Professional woman wearing orange suite folded hands and smiling

You’re searching free Salesforce trial for small business because you want to test the world’s #1 CRM before dropping serious cash. Smart move.

Salesforce isn’t just “enterprise software for rich companies.” They’ve built Starter Suite and Free CRM specifically for small teams who need real CRM power without the six-figure setup nightmare.

This guide walks you through:

  1. What you actually get (and what you don’t)

  2. How to sign up and start using it Day 1

  3. Real limitations (user caps, feature gaps)

  4. When it’s perfect vs when you need to upgrade

  5. Pro tips to get maximum value before paying

No fluff. Just what small businesses need to know before hitting “Start Free Trial.”

The 3 Salesforce free options for small businesses (pick your fit)

Salesforce offers three paths for small teams. Each targets a different stage:

1) Free CRM (forever free, 2-user max)

  1. Best for: Solo founders, 2-person teams replacing spreadsheets

  2. Cost: $0 forever (no credit card)

  3. Key features: Leads, Contacts, Accounts, Opportunities, basic Cases, 100 emails/month

  4. Limitations: 2 users max, no advanced automation, basic reporting

2) Starter Suite Free Trial (30 days, full small-business features)

  1. Best for: Teams wanting to test before committing

  2. Cost: Free for 30 days, then $25/user/month

  3. Key features: Sales automation, email marketing, service tools, Slack integration

  4. Limitations: Time-limited, requires upgrade decision

3) Pro Suite Trial (30 days, growing team features)

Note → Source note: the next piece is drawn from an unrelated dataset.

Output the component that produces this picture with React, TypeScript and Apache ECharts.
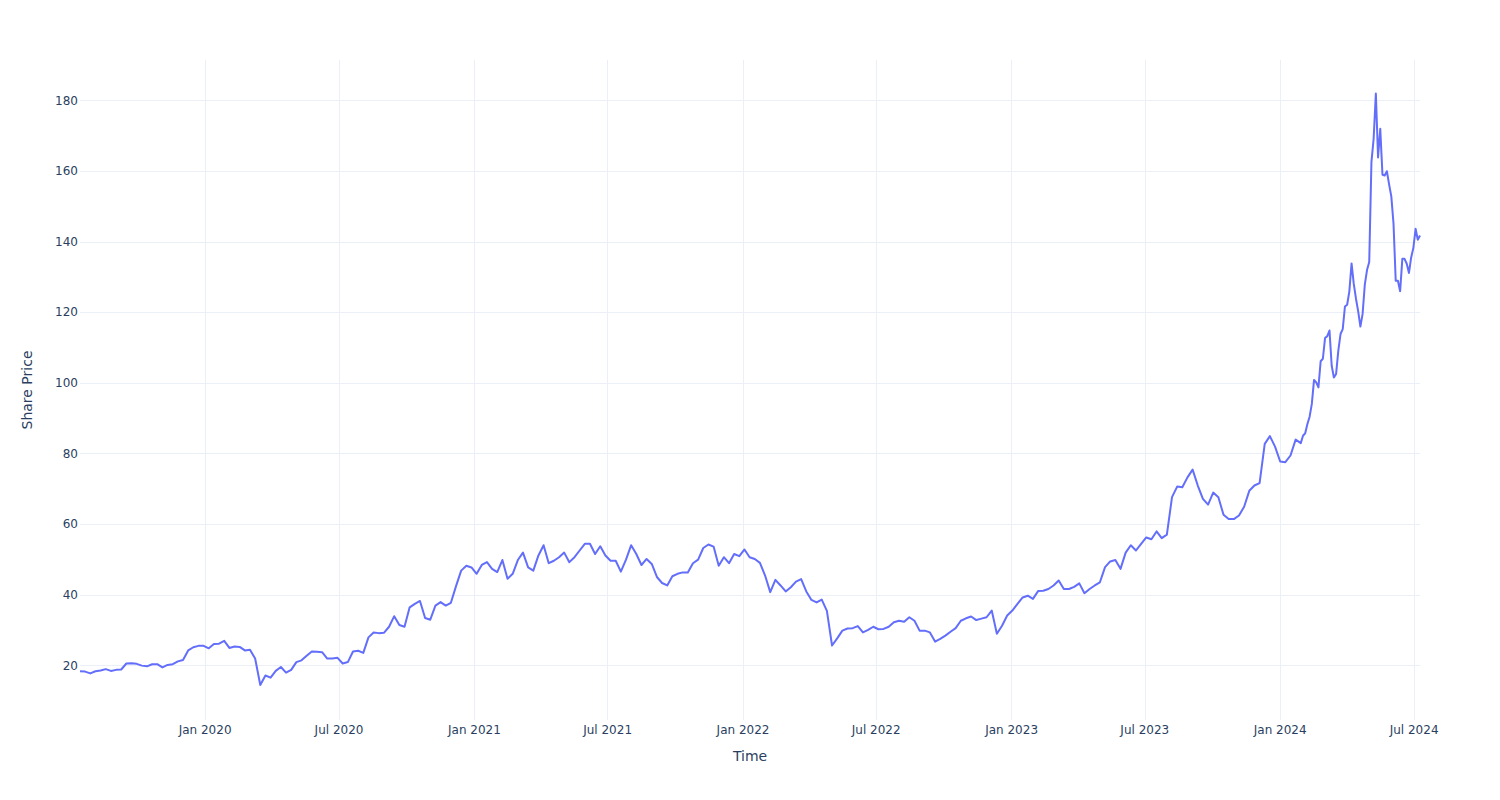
import React, { useEffect, useRef } from "react";
import * as echarts from "echarts";

// Weekly closing prices (one value per week) from 2019-07-15
const WEEKLY_START = "2019-07-15";
const weeklyPrices = [
  18.4, 18.3, 17.8, 18.4, 18.6, 19.0, 18.5, 18.8, 18.9, 20.6,
  20.7, 20.5, 20.0, 19.8, 20.4, 20.4, 19.5, 20.2, 20.4, 21.2,
  21.6, 24.3, 25.2, 25.6, 25.6, 24.9, 26.1, 26.2, 27.0, 25.0,
  25.4, 25.3, 24.3, 24.5, 22.0, 14.5, 17.2, 16.6, 18.5, 19.6,
  18.0, 18.8, 21.0, 21.5, 22.8, 24.0, 23.9, 23.8, 22.0, 22.0,
  22.2, 20.6, 21.0, 24.0, 24.2, 23.6, 28.0, 29.4, 29.2, 29.3,
  31.0, 34.0, 31.5, 31.0, 36.5, 37.5, 38.3, 33.5, 33.0, 37.0,
  38.0, 37.0, 37.8, 42.5, 46.9, 48.3, 47.8, 46.0, 48.5, 49.3,
  47.4, 46.5, 49.9, 44.6, 46.0, 49.9, 52.0, 47.8, 46.9, 51.2,
  54.1, 49.0, 49.7, 50.7, 52.0, 49.3, 50.7, 52.6, 54.5, 54.5,
  51.6, 53.8, 51.2, 49.7, 49.7, 46.6, 50.0, 54.1, 51.6, 48.5,
  50.2, 48.8, 45.1, 43.4, 42.7, 45.3, 46.0, 46.4, 46.4, 49.0,
  50.0, 53.3, 54.3, 53.7, 48.3, 50.7, 49.0, 51.6, 51.0, 52.9,
  50.7, 50.2, 49.1, 45.5, 40.8, 44.3, 42.7, 41.0, 42.2, 43.8,
  44.5, 41.0, 38.6, 37.9, 38.7, 35.5, 25.7, 27.7, 29.9, 30.5,
  30.6, 31.2, 29.4, 30.1, 31.0, 30.3, 30.4, 31.0, 32.3, 32.7,
  32.4, 33.7, 32.7, 29.9, 29.9, 29.4, 26.8, 27.6, 28.5, 29.6,
  30.6, 32.7, 33.4, 33.9, 32.9, 33.3, 33.7, 35.6, 29.0, 31.3,
  34.2, 35.6, 37.5, 39.3, 39.8, 38.9, 41.1, 41.2, 41.7, 42.7,
  44.1, 41.7, 41.7, 42.3, 43.3, 40.5, 41.7, 42.7, 43.6, 47.9,
  49.5, 49.9, 47.4, 52.0, 54.1, 52.6, 54.5, 56.3, 55.8, 58.0,
  56.1, 57.1, 67.7, 70.7, 70.5, 73.3, 75.5, 71.0, 67.2, 65.6,
  69.0, 67.7, 62.7, 61.5, 61.5, 62.5, 65.0, 69.5, 71.0, 71.7,
  82.8, 85.0, 82.0, 77.8, 77.6, 79.5, 84.0,
];

// Prices every 3 days from 2024-01-29 (the volatile final stretch)
const DENSE_START = "2024-01-29";
const DENSE_STEP_DAYS = 3;
const densePrices = [
  83.0, 85.1, 85.8, 88.4, 90.5, 94.1, 100.9, 100.2, 98.8, 106.2,
  106.9, 112.8, 113.3, 114.9, 104.9, 101.6, 102.6, 109.2, 113.9, 115.3,
  121.7, 122.2, 126.0, 133.9, 128.1, 123.9, 120.3, 116.0, 119.6, 127.9,
  132.0, 134.3, 162.6, 169.2, 182.0, 163.9, 172.0, 159.0, 158.8, 160.0,
  156.3, 152.9, 145.2, 129.0, 129.0, 126.0, 135.2, 135.2, 133.8, 131.2,
  135.6, 138.3, 143.7, 140.6, 141.8,
];

const xTickDates = [
  "2020-01-01", "2020-07-01", "2021-01-01", "2021-07-01", "2022-01-01",
  "2022-07-01", "2023-01-01", "2023-07-01", "2024-01-01", "2024-07-01",
];
const yTicks = [20, 40, 60, 80, 100, 120, 140, 160, 180];
const Y_MIN = 4.6;
const Y_MAX = 191.5;

const MONTHS = ["Jan", "Feb", "Mar", "Apr", "May", "Jun", "Jul", "Aug", "Sep", "Oct", "Nov", "Dec"];
const DAY = 86400000;
const FONT = '"DejaVu Sans", Verdana, sans-serif';
const TEXT = "#2a3f5f";
const GRID = "#ebf0f8";

function parseDate(s: string): number {
  const [y, m, d] = s.split("-").map(Number);
  return Date.UTC(y, m - 1, d);
}

export default function App() {
  const ref = useRef<HTMLDivElement>(null);

  useEffect(() => {
    if (!ref.current) return;
    const chart = echarts.init(ref.current, null, { renderer: "svg" });

    const data: [number, number][] = [];
    const w0 = parseDate(WEEKLY_START);
    weeklyPrices.forEach((v, i) => data.push([w0 + i * 7 * DAY, v]));
    const d0 = parseDate(DENSE_START);
    densePrices.forEach((v, k) => data.push([d0 + k * DENSE_STEP_DAYS * DAY, v]));

    const xMin = data[0][0];
    const xMax = data[data.length - 1][0];
    const xTicks = xTickDates.map(parseDate);

    chart.setOption({
      animation: false,
      backgroundColor: "#ffffff",
      grid: { left: 80, right: 80, top: 60, bottom: 80, containLabel: false },
      xAxis: {
        type: "value",
        min: xMin,
        max: xMax,
        name: "Time",
        nameLocation: "middle",
        nameGap: 29,
        nameTextStyle: { color: TEXT, fontSize: 14, fontFamily: FONT },
        axisLine: { show: false },
        axisTick: { show: false, customValues: xTicks },
        axisLabel: {
          customValues: xTicks,
          color: TEXT,
          fontSize: 12,
          fontFamily: FONT,
          margin: 4,
          formatter: (v: number) => {
            const d = new Date(v);
            return `${MONTHS[d.getUTCMonth()]} ${d.getUTCFullYear()}`;
          },
        },
        splitLine: { show: true, lineStyle: { color: GRID, width: 1 } },
      },
      yAxis: {
        type: "value",
        min: Y_MIN,
        max: Y_MAX,
        name: "Share Price",
        nameLocation: "middle",
        nameGap: 46,
        nameTextStyle: { color: TEXT, fontSize: 14, fontFamily: FONT },
        axisLine: { show: false },
        axisTick: { show: false, customValues: yTicks },
        axisLabel: {
          customValues: yTicks,
          color: TEXT,
          fontSize: 12,
          fontFamily: FONT,
          margin: 2,
        },
        splitLine: { show: true, lineStyle: { color: GRID, width: 1 } },
      },
      series: [
        {
          type: "line",
          data,
          showSymbol: false,
          symbol: "none",
          lineStyle: { color: "#636efa", width: 2, join: "round" },
          itemStyle: { color: "#636efa" },
        },
      ],
    });

    return () => chart.dispose();
  }, []);

  return (
    <div
      ref={ref}
      style={{ position: "fixed", left: 0, top: 0, width: 1500, height: 800, background: "#fff" }}
    />
  );
}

  1. Best for: 5–50 person teams needing deeper customization

  2. Cost: Free trial, then higher tier pricing

Most small businesses start here: Free CRM → Starter Suite trial → paid plan as you grow.

What you get in the Free Salesforce Trial for small business

Core sales tools (replaces your spreadsheet chaos)

  1. Lead tracking: Capture website forms, business cards, referrals

  2. Pipeline management: Opportunities with stages, amounts, close dates

  3. Contact/Account 360: Everything about one customer in one view

  4. Activity logging: Calls, meetings, emails, tasks (with Gmail sync)

Service basics (stop losing customer requests)

  1. Case management: Log support tickets, assign, track resolution

  2. Knowledge base: Store answers to common questions

  3. Email-to-case: Support@yourdomain.com → automatic Salesforce case

Marketing starter pack

  1. Email builder: Drag-and-drop templates

  2. 100 sends/month (Free CRM) or more in Starter Suite

  3. Contact lists for targeted outreach

Team collaboration

  1. Slack integration (2-user workspace in Free CRM)

  2. Shared dashboards for leadership visibility

  3. Mobile app for on-the-go access

Free Salesforce trial limitations (the stuff they don’t advertise)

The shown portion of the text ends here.